RECORDED DATA:
◇ ◇ ◇ ◇ ◇ ◇ ◇

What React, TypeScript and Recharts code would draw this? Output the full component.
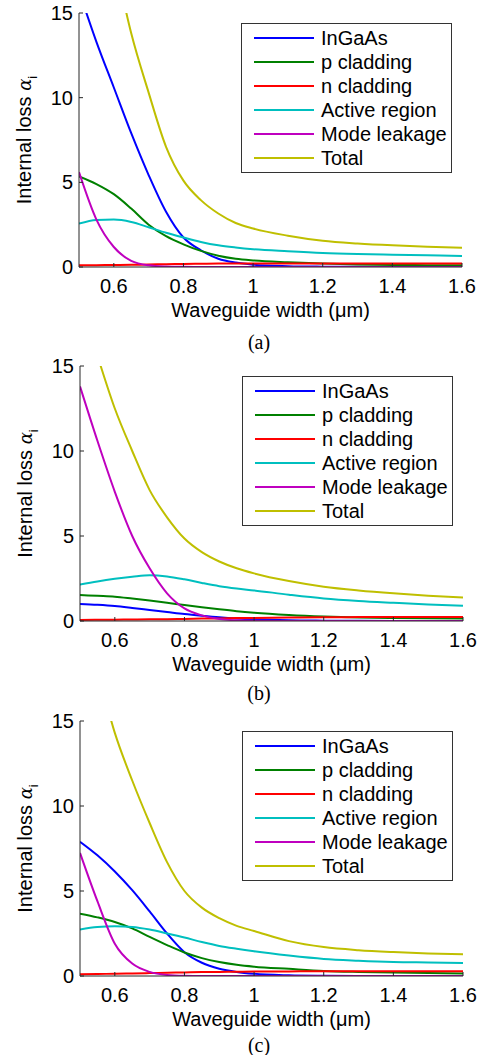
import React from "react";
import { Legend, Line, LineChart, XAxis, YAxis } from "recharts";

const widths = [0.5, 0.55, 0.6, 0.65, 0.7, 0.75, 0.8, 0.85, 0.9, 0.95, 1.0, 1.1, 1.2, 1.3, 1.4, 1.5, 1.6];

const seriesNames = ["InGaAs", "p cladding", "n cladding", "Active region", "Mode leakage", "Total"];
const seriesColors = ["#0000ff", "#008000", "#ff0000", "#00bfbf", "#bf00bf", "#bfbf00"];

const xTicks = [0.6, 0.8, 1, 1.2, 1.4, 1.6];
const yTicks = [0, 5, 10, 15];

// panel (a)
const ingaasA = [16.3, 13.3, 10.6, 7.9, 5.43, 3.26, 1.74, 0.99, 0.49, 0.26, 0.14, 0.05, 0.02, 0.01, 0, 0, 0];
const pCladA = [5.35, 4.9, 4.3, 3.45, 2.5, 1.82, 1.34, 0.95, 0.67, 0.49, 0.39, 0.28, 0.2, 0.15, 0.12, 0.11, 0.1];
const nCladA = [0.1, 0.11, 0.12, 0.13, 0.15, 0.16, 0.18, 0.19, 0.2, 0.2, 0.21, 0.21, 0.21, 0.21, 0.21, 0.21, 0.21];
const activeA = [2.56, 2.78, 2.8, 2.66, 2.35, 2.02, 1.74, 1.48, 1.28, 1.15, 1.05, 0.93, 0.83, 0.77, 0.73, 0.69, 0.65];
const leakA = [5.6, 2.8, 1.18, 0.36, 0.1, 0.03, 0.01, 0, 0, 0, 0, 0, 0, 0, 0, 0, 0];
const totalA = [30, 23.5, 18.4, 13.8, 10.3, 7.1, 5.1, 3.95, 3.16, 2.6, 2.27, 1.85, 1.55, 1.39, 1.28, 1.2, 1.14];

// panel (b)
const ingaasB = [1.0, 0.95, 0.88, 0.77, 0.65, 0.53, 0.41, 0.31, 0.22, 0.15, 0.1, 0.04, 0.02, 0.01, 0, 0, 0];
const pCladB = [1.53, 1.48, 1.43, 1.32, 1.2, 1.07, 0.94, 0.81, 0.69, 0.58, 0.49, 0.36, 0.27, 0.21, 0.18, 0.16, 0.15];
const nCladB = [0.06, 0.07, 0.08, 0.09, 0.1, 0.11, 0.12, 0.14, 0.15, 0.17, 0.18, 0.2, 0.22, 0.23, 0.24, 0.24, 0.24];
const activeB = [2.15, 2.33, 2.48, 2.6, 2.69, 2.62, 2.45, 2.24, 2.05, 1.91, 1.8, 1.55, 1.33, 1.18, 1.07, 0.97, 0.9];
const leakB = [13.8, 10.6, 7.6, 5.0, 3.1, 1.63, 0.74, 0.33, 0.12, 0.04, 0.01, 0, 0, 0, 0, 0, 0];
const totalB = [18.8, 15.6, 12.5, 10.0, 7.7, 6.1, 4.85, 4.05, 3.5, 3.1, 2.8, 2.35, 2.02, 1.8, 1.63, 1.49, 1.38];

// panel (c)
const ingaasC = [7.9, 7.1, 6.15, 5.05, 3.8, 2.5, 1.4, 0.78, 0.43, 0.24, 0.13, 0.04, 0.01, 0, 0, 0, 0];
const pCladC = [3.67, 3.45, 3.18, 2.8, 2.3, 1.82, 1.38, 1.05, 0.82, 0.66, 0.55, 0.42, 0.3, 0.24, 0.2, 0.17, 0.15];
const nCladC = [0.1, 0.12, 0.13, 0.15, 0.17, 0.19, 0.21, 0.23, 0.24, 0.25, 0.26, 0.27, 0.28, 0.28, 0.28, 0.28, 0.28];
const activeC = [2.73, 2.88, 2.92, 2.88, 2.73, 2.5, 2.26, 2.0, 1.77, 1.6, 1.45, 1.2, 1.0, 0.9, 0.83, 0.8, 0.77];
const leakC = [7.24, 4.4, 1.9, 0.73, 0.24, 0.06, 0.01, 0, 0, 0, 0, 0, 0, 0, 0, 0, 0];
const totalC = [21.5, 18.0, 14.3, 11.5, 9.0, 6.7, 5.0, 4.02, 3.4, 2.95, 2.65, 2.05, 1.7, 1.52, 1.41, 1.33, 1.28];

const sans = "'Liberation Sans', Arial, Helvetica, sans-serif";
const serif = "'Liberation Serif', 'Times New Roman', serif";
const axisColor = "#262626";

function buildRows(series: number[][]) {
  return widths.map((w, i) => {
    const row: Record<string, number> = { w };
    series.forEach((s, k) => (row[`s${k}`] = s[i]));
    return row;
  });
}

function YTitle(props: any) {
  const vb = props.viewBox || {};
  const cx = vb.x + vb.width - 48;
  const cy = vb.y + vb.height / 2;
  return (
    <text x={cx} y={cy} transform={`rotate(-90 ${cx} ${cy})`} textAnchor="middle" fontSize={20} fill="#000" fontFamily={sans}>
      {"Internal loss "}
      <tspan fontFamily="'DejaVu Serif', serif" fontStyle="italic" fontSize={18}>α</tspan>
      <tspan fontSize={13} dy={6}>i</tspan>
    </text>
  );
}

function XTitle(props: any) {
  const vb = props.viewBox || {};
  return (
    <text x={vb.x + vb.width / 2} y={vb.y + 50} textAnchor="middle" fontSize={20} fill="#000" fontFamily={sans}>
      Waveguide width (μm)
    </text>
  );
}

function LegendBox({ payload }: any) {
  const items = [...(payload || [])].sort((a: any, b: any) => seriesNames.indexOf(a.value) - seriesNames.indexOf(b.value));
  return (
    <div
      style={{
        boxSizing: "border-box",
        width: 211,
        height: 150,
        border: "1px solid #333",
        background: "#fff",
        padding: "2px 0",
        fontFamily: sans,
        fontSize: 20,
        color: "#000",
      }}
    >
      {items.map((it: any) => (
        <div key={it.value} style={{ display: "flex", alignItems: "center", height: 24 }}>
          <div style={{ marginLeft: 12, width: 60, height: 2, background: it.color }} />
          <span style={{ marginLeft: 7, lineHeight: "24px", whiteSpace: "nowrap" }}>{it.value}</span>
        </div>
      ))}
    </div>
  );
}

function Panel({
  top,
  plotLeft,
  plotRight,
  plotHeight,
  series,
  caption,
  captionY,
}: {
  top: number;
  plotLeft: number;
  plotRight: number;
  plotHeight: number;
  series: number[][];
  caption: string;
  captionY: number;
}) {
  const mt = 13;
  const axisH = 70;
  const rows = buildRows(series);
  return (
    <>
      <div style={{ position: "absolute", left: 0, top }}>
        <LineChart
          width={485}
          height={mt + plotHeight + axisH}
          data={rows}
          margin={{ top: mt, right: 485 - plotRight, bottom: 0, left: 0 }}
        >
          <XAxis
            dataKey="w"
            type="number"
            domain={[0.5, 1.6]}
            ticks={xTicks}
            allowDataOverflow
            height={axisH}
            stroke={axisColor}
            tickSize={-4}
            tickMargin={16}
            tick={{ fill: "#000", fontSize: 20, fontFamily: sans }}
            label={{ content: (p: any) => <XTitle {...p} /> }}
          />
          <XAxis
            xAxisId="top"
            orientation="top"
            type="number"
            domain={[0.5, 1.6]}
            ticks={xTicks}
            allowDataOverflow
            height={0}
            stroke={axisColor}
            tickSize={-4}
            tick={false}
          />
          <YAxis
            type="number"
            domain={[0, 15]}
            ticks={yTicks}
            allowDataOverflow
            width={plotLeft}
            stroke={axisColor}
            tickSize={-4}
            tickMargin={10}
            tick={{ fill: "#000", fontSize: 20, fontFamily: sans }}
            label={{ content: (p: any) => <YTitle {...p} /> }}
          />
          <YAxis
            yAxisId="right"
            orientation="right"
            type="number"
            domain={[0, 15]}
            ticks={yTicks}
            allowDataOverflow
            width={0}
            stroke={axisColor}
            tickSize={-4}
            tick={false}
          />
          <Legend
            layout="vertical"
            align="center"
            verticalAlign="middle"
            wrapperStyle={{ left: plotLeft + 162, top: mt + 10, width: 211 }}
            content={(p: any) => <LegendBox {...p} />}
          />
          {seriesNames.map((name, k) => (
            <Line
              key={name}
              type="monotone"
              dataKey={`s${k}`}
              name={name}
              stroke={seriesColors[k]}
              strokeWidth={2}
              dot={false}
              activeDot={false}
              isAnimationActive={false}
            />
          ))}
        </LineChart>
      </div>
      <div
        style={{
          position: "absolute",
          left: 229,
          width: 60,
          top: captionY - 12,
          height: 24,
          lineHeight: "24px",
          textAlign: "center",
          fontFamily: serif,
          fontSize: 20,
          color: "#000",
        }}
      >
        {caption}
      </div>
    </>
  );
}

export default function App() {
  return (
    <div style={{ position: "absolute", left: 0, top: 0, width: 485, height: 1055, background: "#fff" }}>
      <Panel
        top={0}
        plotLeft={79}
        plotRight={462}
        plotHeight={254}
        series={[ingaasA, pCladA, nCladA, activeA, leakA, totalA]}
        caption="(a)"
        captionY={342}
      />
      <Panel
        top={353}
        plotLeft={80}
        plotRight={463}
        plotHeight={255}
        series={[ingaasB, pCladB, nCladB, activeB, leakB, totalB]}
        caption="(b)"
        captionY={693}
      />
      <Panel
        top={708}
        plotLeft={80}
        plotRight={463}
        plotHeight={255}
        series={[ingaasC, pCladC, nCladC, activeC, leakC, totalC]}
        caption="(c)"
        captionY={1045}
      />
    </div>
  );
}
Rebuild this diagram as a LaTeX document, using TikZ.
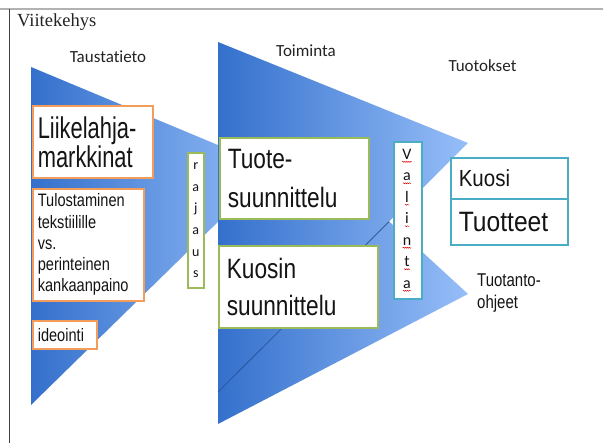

◇ ◇ ◇ ◇ ◇ ◇ ◇

WHAT IS ASKED: Only the lines from the start of the records to the one containing "1.63, 1.49, 1.38];" should be repeated, exactly and with both ends kept; drop any pictures.

TASK SOLUTION:
What React, TypeScript and Recharts code would draw this? Output the full component.
import React from "react";
import { Legend, Line, LineChart, XAxis, YAxis } from "recharts";

const widths = [0.5, 0.55, 0.6, 0.65, 0.7, 0.75, 0.8, 0.85, 0.9, 0.95, 1.0, 1.1, 1.2, 1.3, 1.4, 1.5, 1.6];

const seriesNames = ["InGaAs", "p cladding", "n cladding", "Active region", "Mode leakage", "Total"];
const seriesColors = ["#0000ff", "#008000", "#ff0000", "#00bfbf", "#bf00bf", "#bfbf00"];

const xTicks = [0.6, 0.8, 1, 1.2, 1.4, 1.6];
const yTicks = [0, 5, 10, 15];

// panel (a)
const ingaasA = [16.3, 13.3, 10.6, 7.9, 5.43, 3.26, 1.74, 0.99, 0.49, 0.26, 0.14, 0.05, 0.02, 0.01, 0, 0, 0];
const pCladA = [5.35, 4.9, 4.3, 3.45, 2.5, 1.82, 1.34, 0.95, 0.67, 0.49, 0.39, 0.28, 0.2, 0.15, 0.12, 0.11, 0.1];
const nCladA = [0.1, 0.11, 0.12, 0.13, 0.15, 0.16, 0.18, 0.19, 0.2, 0.2, 0.21, 0.21, 0.21, 0.21, 0.21, 0.21, 0.21];
const activeA = [2.56, 2.78, 2.8, 2.66, 2.35, 2.02, 1.74, 1.48, 1.28, 1.15, 1.05, 0.93, 0.83, 0.77, 0.73, 0.69, 0.65];
const leakA = [5.6, 2.8, 1.18, 0.36, 0.1, 0.03, 0.01, 0, 0, 0, 0, 0, 0, 0, 0, 0, 0];
const totalA = [30, 23.5, 18.4, 13.8, 10.3, 7.1, 5.1, 3.95, 3.16, 2.6, 2.27, 1.85, 1.55, 1.39, 1.28, 1.2, 1.14];

// panel (b)
const ingaasB = [1.0, 0.95, 0.88, 0.77, 0.65, 0.53, 0.41, 0.31, 0.22, 0.15, 0.1, 0.04, 0.02, 0.01, 0, 0, 0];
const pCladB = [1.53, 1.48, 1.43, 1.32, 1.2, 1.07, 0.94, 0.81, 0.69, 0.58, 0.49, 0.36, 0.27, 0.21, 0.18, 0.16, 0.15];
const nCladB = [0.06, 0.07, 0.08, 0.09, 0.1, 0.11, 0.12, 0.14, 0.15, 0.17, 0.18, 0.2, 0.22, 0.23, 0.24, 0.24, 0.24];
const activeB = [2.15, 2.33, 2.48, 2.6, 2.69, 2.62, 2.45, 2.24, 2.05, 1.91, 1.8, 1.55, 1.33, 1.18, 1.07, 0.97, 0.9];
const leakB = [13.8, 10.6, 7.6, 5.0, 3.1, 1.63, 0.74, 0.33, 0.12, 0.04, 0.01, 0, 0, 0, 0, 0, 0];
const totalB = [18.8, 15.6, 12.5, 10.0, 7.7, 6.1, 4.85, 4.05, 3.5, 3.1, 2.8, 2.35, 2.02, 1.8, 1.63, 1.49, 1.38];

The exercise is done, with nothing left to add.